**WHAT YOU SHOULD DO**
Using the listing below, give the number of lines where "seaborn" appears, and nothing else.

**SUPPLIED DATA**

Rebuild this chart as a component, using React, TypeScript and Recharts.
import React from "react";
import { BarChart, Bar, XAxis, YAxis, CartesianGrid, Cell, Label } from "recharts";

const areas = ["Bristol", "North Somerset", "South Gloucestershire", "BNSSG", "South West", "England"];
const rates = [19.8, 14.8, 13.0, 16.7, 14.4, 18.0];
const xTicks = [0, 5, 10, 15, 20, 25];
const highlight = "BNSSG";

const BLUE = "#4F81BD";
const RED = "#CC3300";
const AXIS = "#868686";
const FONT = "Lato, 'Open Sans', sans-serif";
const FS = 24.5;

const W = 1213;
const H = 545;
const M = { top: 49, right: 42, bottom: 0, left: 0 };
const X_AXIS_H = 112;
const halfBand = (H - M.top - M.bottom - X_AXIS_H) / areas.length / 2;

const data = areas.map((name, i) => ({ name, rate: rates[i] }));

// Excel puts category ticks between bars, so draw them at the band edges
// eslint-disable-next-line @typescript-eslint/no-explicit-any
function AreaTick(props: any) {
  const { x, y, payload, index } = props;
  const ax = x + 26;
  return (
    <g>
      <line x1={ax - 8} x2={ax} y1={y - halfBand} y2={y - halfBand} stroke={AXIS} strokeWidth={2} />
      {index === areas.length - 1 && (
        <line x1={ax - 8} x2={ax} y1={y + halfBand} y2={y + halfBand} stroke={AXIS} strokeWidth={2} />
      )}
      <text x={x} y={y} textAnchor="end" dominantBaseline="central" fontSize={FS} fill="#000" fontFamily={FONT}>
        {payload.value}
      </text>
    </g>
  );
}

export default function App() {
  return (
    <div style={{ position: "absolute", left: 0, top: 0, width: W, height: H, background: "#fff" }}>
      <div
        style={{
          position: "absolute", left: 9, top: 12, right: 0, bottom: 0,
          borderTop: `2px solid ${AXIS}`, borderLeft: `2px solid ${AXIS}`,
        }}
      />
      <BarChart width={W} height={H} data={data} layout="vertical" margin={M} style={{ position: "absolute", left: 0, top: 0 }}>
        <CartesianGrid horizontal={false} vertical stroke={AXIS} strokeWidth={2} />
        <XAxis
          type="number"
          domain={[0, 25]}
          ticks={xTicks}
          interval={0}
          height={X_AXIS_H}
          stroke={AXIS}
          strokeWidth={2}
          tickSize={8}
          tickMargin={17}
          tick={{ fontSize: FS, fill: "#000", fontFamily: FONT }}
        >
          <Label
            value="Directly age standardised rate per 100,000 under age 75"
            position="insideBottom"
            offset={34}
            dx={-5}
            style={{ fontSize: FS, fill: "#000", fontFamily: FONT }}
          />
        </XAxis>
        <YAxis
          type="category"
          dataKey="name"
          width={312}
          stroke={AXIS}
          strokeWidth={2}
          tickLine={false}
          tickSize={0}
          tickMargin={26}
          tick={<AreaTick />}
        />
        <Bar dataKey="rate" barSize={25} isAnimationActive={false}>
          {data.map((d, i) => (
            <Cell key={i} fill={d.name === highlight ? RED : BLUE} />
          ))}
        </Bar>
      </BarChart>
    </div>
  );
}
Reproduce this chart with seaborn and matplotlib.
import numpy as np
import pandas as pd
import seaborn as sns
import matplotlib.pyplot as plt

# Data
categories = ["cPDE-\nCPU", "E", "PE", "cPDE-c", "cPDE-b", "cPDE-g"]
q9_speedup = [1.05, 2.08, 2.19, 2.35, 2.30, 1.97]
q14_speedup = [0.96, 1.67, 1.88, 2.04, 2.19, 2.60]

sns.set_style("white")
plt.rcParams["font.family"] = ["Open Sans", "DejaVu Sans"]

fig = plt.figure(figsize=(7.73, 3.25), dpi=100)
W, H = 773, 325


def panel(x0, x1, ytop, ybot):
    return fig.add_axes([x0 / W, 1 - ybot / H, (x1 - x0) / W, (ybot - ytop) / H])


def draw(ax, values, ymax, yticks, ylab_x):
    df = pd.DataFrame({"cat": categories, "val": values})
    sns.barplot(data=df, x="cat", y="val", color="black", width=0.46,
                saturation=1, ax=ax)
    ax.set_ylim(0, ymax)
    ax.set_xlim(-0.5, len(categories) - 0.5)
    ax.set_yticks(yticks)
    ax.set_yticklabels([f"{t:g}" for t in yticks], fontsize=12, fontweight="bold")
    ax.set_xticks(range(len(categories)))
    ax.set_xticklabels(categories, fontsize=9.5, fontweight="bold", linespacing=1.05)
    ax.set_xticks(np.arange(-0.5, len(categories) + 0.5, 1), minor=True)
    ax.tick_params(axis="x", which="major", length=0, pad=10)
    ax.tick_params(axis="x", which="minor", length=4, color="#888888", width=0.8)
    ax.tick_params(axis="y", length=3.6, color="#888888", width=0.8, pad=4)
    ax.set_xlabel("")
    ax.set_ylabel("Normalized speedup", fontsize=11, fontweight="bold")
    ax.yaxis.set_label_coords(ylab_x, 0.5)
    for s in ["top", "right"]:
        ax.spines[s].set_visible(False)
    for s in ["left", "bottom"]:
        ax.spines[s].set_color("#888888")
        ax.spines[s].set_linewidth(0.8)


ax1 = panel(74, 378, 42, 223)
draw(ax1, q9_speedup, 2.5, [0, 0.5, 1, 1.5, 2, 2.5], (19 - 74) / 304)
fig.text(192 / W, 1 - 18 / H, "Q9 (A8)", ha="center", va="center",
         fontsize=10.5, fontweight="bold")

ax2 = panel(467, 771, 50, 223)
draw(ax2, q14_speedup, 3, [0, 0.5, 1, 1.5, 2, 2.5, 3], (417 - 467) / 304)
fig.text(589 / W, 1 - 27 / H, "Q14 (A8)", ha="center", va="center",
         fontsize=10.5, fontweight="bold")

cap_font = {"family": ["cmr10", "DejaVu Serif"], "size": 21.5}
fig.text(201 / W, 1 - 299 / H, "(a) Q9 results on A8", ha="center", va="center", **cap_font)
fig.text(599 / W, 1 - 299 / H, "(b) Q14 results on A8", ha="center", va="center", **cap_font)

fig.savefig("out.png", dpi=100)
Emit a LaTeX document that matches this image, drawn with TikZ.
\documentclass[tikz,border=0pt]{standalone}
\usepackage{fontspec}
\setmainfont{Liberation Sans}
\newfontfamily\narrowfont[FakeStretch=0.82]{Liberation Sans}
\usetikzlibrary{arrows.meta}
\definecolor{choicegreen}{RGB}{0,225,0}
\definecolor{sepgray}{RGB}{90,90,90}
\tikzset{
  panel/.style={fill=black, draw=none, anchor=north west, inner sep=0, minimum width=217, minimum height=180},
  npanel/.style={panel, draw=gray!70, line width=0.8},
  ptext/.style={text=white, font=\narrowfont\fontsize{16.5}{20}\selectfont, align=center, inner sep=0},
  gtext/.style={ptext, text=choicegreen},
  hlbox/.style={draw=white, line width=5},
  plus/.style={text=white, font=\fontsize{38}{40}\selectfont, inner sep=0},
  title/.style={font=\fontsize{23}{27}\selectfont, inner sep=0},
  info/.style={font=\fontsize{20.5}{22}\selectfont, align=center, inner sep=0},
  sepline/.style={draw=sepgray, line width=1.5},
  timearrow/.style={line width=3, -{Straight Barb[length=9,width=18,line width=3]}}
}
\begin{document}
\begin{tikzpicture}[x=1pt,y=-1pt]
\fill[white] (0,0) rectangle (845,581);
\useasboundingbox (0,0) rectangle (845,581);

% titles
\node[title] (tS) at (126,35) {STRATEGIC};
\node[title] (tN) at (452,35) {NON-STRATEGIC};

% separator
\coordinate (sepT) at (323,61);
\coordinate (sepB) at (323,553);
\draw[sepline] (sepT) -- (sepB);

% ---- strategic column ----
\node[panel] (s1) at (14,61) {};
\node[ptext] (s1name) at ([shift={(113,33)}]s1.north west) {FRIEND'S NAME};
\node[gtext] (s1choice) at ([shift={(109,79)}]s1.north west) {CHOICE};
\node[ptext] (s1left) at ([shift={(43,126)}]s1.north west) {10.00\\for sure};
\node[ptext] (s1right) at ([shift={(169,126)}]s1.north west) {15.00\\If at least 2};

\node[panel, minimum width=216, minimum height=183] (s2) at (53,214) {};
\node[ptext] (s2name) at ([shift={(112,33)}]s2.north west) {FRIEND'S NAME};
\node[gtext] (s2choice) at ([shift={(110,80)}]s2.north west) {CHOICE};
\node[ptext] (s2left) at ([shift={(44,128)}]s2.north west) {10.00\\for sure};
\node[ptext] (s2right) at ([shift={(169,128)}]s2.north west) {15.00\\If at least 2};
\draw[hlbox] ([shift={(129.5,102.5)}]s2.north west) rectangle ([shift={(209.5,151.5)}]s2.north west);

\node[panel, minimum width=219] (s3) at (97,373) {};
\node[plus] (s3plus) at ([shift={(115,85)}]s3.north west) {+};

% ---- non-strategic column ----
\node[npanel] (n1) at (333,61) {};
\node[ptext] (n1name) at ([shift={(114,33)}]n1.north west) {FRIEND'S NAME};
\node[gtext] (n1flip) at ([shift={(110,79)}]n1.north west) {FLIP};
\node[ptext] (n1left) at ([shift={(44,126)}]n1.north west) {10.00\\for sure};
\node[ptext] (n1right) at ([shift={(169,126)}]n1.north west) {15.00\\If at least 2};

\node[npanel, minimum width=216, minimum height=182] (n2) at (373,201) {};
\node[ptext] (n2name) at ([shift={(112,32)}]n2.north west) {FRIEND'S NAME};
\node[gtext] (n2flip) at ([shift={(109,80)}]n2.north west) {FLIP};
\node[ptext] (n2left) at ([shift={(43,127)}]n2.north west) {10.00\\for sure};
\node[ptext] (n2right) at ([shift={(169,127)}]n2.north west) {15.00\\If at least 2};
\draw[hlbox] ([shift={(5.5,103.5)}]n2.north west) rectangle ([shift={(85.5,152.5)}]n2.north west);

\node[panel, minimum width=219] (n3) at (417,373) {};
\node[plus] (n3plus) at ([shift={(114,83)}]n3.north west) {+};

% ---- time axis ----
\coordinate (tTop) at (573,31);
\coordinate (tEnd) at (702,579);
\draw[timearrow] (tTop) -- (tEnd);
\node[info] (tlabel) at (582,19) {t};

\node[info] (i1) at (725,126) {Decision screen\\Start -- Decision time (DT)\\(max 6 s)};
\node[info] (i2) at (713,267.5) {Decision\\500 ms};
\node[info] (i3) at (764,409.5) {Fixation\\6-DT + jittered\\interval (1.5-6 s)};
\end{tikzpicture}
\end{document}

**ANSWER TO THE EXERCISE**
2